To conclude about the 60(b) application, the question (to repeat) is whether the judge abused his discretion in declining to reopen and retry the case. We think there is no sound basis for overturning this negative decision of the judge familiar with all aspects of the matter. See Berube v. McKesson Wine & Spirits Co., 7 Mass. App. Ct. 426 , 434 (1979). [Note 12]
The application under rule 14(b) is denied. The appeals in Nos. 88-P-15 and 88-P-561 are dismissed. In No. 88-P-1239, the order appealed from is affirmed.
[Note 1] NRM Corporation.
[Note 2] UBC had impleaded NRM claiming common-law indemnity and Bernard then asserted a direct claim against NRM.
[Note 3] "(c) Extension of Time for Filing Notice of Appeal. Upon a showing of excusable neglect, the lower court may extend the time for filing the notice of appeal by any party for a period not to exceed thirty days from the expiration of the time otherwise prescribed by this rule. Such an extension may be granted before or after the time otherwise prescribed by this rule has expired; but if a request for an extension is made after such time has expired, it shall be made by motion with such notice as the lower court shall deem appropriate."
[Note 4] "(b) Enlargement of Time. The appellate court or a single justice for good cause shown may upon motion enlarge the time prescribed by these rules or by its order for doing any act, or may permit an act to be done after the expiration of such time; but neither the appellate court nor a single justice may enlarge the time for filing a notice of appeal beyond one year from the date of entry of the judgment or order sought to be reviewed, or, in a criminal case, from the date of the verdict or finding of guilt or the date of imposition of sentence, whichever date is later."

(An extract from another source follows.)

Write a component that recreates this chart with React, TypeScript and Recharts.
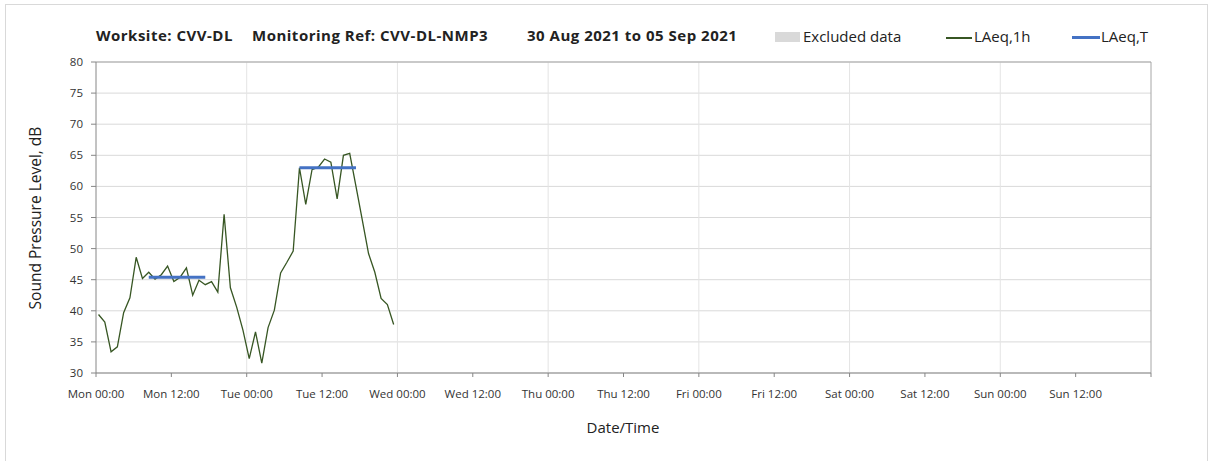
import { LineChart, Line, XAxis, YAxis, CartesianGrid, ReferenceLine } from 'recharts'

// hourly LAeq,1h readings from Mon 00:00 onwards (dB)
const LAEQ_1H = [
  39.4, 38.2, 33.4, 34.2, 39.7, 42.1, 48.6, 45.2, 46.2, 45.1,
  45.8, 47.2, 44.7, 45.4, 46.9, 42.5, 44.9, 44.2, 44.7, 43.0,
  55.5, 43.7, 40.6, 36.9, 32.3, 36.6, 31.6, 37.3, 40.1, 46.1,
  47.8, 49.6, 63.0, 57.1, 62.7, 63.1, 64.4, 63.9, 58.0, 65.0,
  65.3, 60.0, 54.6, 49.2, 46.2, 42.0, 41.0, 37.8,
]
// first reading sits a little after the hour
const FIRST_READING_H = 0.4

// LAeq,T daytime periods (index range of the hourly readings)
const PERIOD_START = [8, 32]
const PERIOD_END = [17, 41]
const PERIOD_VALUE = [45.4, 63.0]

const TICK_HOURS = [0, 12, 24, 36, 48, 60, 72, 84, 96, 108, 120, 132, 144, 156, 168]
const TICK_LABELS = [
  'Mon 00:00', 'Mon 12:00', 'Tue 00:00', 'Tue 12:00', 'Wed 00:00', 'Wed 12:00',
  'Thu 00:00', 'Thu 12:00', 'Fri 00:00', 'Fri 12:00', 'Sat 00:00', 'Sat 12:00',
  'Sun 00:00', 'Sun 12:00', '',
]
const DAY_LINES = [24, 48, 72, 96, 120, 144]
const Y_TICKS = [30, 35, 40, 45, 50, 55, 60, 65, 70, 75, 80]

const chartData = LAEQ_1H.map((v, i) => {
  let t: number | null = null
  PERIOD_START.forEach((s, p) => {
    if (i >= s && i <= PERIOD_END[p]!) t = PERIOD_VALUE[p]!
  })
  return { hour: i + FIRST_READING_H, laeq1h: v, laeqT: t }
})

const FONT = "'Open Sans', 'DejaVu Sans', sans-serif"
const AXIS = '#868686'
const titleStyle = { position: 'absolute' as const, top: 25, fontSize: 15, fontWeight: 700, letterSpacing: 0.5, whiteSpace: 'nowrap' as const }
const legendText = { position: 'absolute' as const, top: 26, fontSize: 15, whiteSpace: 'nowrap' as const }

export default function App() {
  return (
    <div style={{ position: 'absolute', left: 0, top: 0, width: 1208, height: 461, background: '#fff', overflow: 'hidden', fontFamily: FONT, color: '#222' }}>
      <div style={{ position: 'absolute', left: 5, top: 4, width: 1201, height: 470, border: '1px solid #d9d9d9' }} />

      {/* title */}
      <div style={{ ...titleStyle, left: 96 }}>Worksite: CVV-DL</div>
      <div style={{ ...titleStyle, left: 252 }}>Monitoring Ref: CVV-DL-NMP3</div>
      <div style={{ ...titleStyle, left: 527 }}>30 Aug 2021 to 05 Sep 2021</div>

      {/* legend */}
      <div style={{ position: 'absolute', top: 32, left: 775, width: 25, height: 10, background: '#d9d9d9' }} />
      <div style={{ ...legendText, left: 803 }}>Excluded data</div>
      <div style={{ position: 'absolute', top: 37, left: 946, width: 26, height: 1.5, background: '#375623' }} />
      <div style={{ ...legendText, left: 974 }}>LAeq,1h</div>
      <div style={{ position: 'absolute', top: 36, left: 1072, width: 28, height: 3, background: '#4472C4' }} />
      <div style={{ ...legendText, left: 1101 }}>LAeq,T</div>

      {/* axis titles */}
      <div style={{ position: 'absolute', left: 35, top: 218, fontSize: 15.5, whiteSpace: 'nowrap', transform: 'translate(-50%, -50%) rotate(-90deg)' }}>Sound Pressure Level, dB</div>
      <div style={{ position: 'absolute', left: 623, top: 427, fontSize: 15, whiteSpace: 'nowrap', transform: 'translate(-50%, -50%)' }}>Date/Time</div>

      <div style={{ position: 'absolute', left: 0, top: 0 }}>
        <LineChart width={1208} height={461} data={chartData} margin={{ top: 62, right: 57, left: 36, bottom: 58 }}>
          <CartesianGrid horizontal vertical={false} stroke="#d9d9d9" />
          {DAY_LINES.map(d => (
            <ReferenceLine key={d} x={d} stroke="#e4e4e4" />
          ))}
          <ReferenceLine x={168} stroke="#a6a6a6" />
          <ReferenceLine y={80} stroke="#a6a6a6" />
          <XAxis
            type="number"
            dataKey="hour"
            domain={[0, 168]}
            ticks={TICK_HOURS}
            tickFormatter={(h: number) => TICK_LABELS[TICK_HOURS.indexOf(h)] ?? ''}
            interval={0}
            height={30}
            tickSize={4}
            tickMargin={13}
            stroke={AXIS}
            tick={{ fontSize: 11.5, fill: '#333', fontFamily: FONT }}
          />
          <YAxis
            type="number"
            domain={[30, 80]}
            ticks={Y_TICKS}
            interval={0}
            width={60}
            tickSize={5}
            tickMargin={8}
            stroke={AXIS}
            tick={{ fontSize: 11.5, fill: '#333', fontFamily: FONT }}
          />
          <Line dataKey="laeq1h" stroke="#375623" strokeWidth={1.3} dot={false} activeDot={false} isAnimationActive={false} />
          <Line dataKey="laeqT" stroke="#4472C4" strokeWidth={3} dot={false} activeDot={false} connectNulls={false} isAnimationActive={false} />
        </LineChart>
      </div>
    </div>
  )
}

[Note 5] The appeal apparently was taken for fear that the single justice's order was allowing the rule 14(b) motion. A single justice made it clear that "[t]he intention of the order . . . is not to allow the filing of a late notice of appeal by [UBC] but to allow filing of such notice solely `for the purpose of presenting the issue to a panel of this court.'"
[Note 6] As proceedings were pending in this court, the 60(b) application could not be heard below without leave. Our single justice granted leave.
[Note 7] In that case a rule 4(c) motion had been denied below, but no appeal was taken. A rule 14(b) application was then made and allowed in discretion.
[Note 8] As suggested in the Harvard Community case.
The present situation does not call for an attempt to state how, precisely, the standard of 4(c) compares with that of 14(b), but we venture the following remarks. "Excusable neglect" looks to "`circumstances that are unique or extraordinary'"; "is not meant to cover the usual excuse that the lawyer is too busy, which can be used, perhaps truthfully, in almost every case"; is meant "`to take care of emergency situations only'"; "a flat mistake of counsel about the meaning of a statute or rule may not justify relief: relief is not extended `to cover any kind of garden-variety oversight.'" Feltch v. General Rental Co., 383 Mass. 603 , 614 (1981) (citations omitted). See also Karen Constr. Co. v. Lizotte, 396 Mass. 143 , 146 (1985); Fergione v. Minuteman Regional Voc. Tech Sch. Dist., 396 Mass. 1015 , 1016 (1986). Compare McCarthy v. O'Connor, 398 Mass. 193 , 195-196, 199-200 (1986) (interpreting Mass.R.A.P. 10[c]). Rule 14(b) is a general rule for enlargement of time, hence the use of the general expression "good cause shown." In the context of time to appeal in civil actions, the first function of 14(b) is to care for cases where for extraordinary reasons the party was unable to apply for a 4(c) extension within the time allowed in that rule. As to standards, we would not expect 14(b) to depart substantially from the rather exacting standard of 4(c); note that the time to apply under 14(b) can run for as much as a year. The merit of the proposed appeal may be a subject of inquiry under 14(b). See Tisei v. Building Inspector of Marlborough, 3 Mass. App. Ct. 377 , 379 (1975); Blackburn v. Blackburn, 22 Mass. App. Ct. 633 , 635 (1986). In the present case we have the factor of the exhaustion of review of the denial of a 4(c) extension which speaks against a 14(b) extension, as we have said.
[Note 9] A parenthetical phrase in section 11.02 seemed indecipherable and was probably a remnant of a prior, discarded draft of the agreement.
[Note 10] UBC cited the following subdivisions of rule 60(b) which provide for possible relief from a judgment because of "(1) mistake, inadvertence, surprise, or excusable neglect; (2) newly discovered evidence which by due diligence could not have been discovered in time to move for a new trial under Rule 59(b); (3) fraud (whether heretofore denominated intrinsic or extrinsic), misrepresentation, or other misconduct of an adverse party; . . . or (6) any other reason justifying relief from the operation of the judgment." The motion is to be made "within a reasonable time, and for reasons (1), (2), and (3) not more than one year after the judgment, order or proceeding was entered or taken."
[Note 11] Only a portion of the 1969 agreement, which was very lengthy, appears in the record appendix. UBC did not illuminate the backgrounds of the two agreements, and they remain obscure. As the judge said: "[T]he issues of whether [NRM] was a party to or a third-party beneficiary of the 1969 agreement, the meaning of the 1969 and 1974 agreements and the effect of one upon the other were susceptible to various interpretations which should have been litigated in the original trial." (Both agreements provided for the application of New York law, but it does not appear that this was materially different from the law of Massachusetts.)
[Note 12] Other points raised by UBC are without merit and may be passed over. UBC applied under Mass.R.Civ.P. 60(a), 365 Mass. 828 (1974) (clerical mistakes), for a certain postponement of the date of the commencement of the running of interest against it. The application was granted as requested. Now UBC asks for a more favorable adjustment. Surely this may not be granted, at least on the present appellate level.